- **Task to complete**
Report the count of lines holding "that" in the records, with no other words.

- **Material shown**
[Begin]

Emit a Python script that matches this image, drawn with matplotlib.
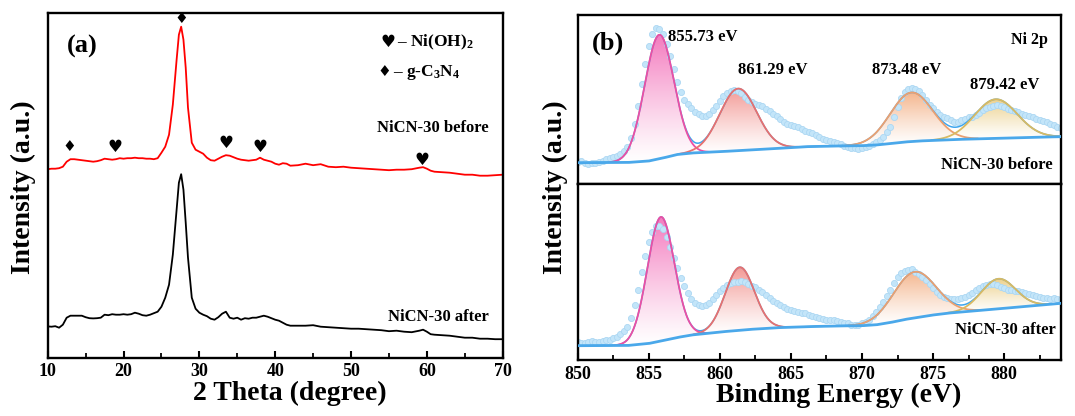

[End]
[Begin]

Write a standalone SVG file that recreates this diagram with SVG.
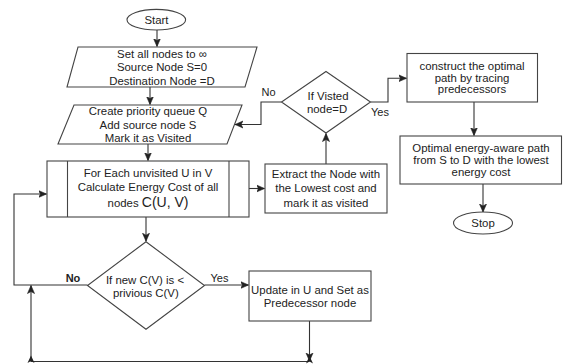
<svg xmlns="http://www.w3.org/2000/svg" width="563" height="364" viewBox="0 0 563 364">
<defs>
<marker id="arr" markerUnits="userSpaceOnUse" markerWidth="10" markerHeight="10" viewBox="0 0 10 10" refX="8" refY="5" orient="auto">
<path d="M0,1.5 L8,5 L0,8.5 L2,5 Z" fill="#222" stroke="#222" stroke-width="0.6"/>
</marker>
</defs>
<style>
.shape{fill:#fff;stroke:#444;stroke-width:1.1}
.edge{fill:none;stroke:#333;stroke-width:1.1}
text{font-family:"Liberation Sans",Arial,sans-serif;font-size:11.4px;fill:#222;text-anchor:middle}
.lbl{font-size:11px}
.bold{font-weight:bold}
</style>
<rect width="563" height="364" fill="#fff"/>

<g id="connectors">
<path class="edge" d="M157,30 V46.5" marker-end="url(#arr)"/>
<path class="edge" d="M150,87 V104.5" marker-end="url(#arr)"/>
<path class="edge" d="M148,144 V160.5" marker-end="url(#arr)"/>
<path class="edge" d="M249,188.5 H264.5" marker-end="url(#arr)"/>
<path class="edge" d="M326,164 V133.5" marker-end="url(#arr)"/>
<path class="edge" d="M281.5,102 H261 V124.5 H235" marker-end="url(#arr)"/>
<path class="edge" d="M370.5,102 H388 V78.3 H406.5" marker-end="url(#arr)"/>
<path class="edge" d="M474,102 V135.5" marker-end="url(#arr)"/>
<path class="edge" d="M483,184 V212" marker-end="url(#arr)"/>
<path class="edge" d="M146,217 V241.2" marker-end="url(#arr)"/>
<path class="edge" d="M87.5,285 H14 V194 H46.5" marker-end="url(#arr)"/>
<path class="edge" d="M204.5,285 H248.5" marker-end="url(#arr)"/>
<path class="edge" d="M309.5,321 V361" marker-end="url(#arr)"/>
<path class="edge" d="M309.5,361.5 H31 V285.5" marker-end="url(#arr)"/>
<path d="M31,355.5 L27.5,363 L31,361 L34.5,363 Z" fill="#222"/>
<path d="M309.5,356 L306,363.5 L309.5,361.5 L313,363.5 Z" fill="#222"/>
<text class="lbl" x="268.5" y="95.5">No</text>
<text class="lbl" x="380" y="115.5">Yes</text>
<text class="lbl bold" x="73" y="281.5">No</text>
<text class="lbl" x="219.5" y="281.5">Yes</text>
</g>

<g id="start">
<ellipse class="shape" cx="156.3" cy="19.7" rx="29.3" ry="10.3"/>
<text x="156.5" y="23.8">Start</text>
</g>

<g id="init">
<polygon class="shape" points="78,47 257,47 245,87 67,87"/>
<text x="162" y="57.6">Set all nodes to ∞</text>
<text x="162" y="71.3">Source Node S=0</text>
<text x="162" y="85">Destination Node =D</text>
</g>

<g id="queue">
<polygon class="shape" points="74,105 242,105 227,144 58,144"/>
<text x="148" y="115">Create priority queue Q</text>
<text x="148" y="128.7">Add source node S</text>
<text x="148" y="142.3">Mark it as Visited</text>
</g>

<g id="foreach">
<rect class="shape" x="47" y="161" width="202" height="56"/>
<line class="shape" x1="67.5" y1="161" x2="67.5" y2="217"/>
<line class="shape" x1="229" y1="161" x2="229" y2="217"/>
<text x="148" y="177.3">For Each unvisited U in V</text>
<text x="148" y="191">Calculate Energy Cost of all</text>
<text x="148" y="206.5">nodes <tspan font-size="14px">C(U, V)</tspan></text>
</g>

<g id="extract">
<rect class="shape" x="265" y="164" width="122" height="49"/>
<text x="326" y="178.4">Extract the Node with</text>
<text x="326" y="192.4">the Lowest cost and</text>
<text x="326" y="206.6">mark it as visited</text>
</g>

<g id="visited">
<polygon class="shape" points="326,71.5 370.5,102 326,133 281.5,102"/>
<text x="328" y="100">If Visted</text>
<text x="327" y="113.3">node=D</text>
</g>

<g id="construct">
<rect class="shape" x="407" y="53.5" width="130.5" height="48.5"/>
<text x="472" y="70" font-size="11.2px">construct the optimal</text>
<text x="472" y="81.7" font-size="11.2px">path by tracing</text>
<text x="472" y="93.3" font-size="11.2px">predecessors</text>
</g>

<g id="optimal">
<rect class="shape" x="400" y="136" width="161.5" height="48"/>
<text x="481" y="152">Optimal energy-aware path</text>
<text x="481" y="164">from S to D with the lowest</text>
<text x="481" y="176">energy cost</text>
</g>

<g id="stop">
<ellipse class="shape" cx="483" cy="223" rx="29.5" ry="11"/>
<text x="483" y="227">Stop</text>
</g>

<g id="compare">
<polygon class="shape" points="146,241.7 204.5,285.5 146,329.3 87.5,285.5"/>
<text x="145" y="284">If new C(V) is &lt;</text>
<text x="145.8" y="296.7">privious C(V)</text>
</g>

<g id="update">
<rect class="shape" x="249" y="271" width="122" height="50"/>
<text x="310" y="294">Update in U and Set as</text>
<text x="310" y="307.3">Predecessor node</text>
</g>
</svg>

[End]
[Begin]

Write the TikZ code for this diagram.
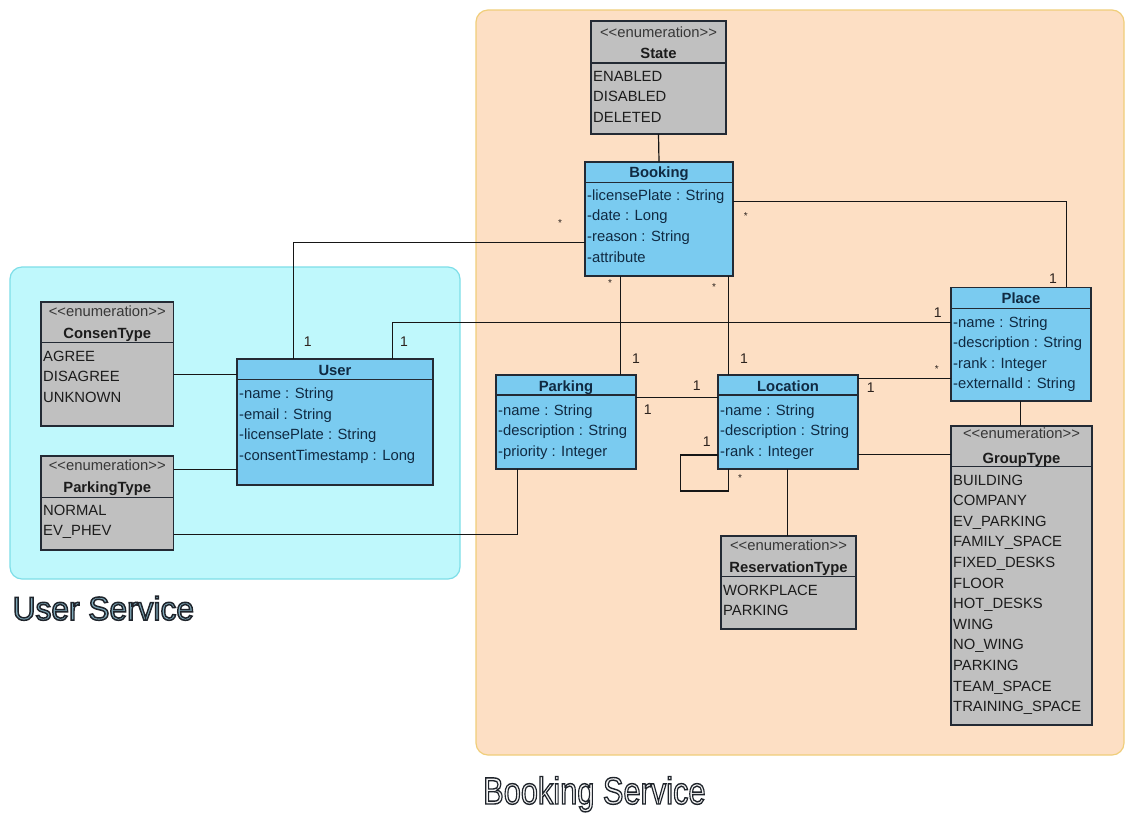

[End]

- **Task output**
2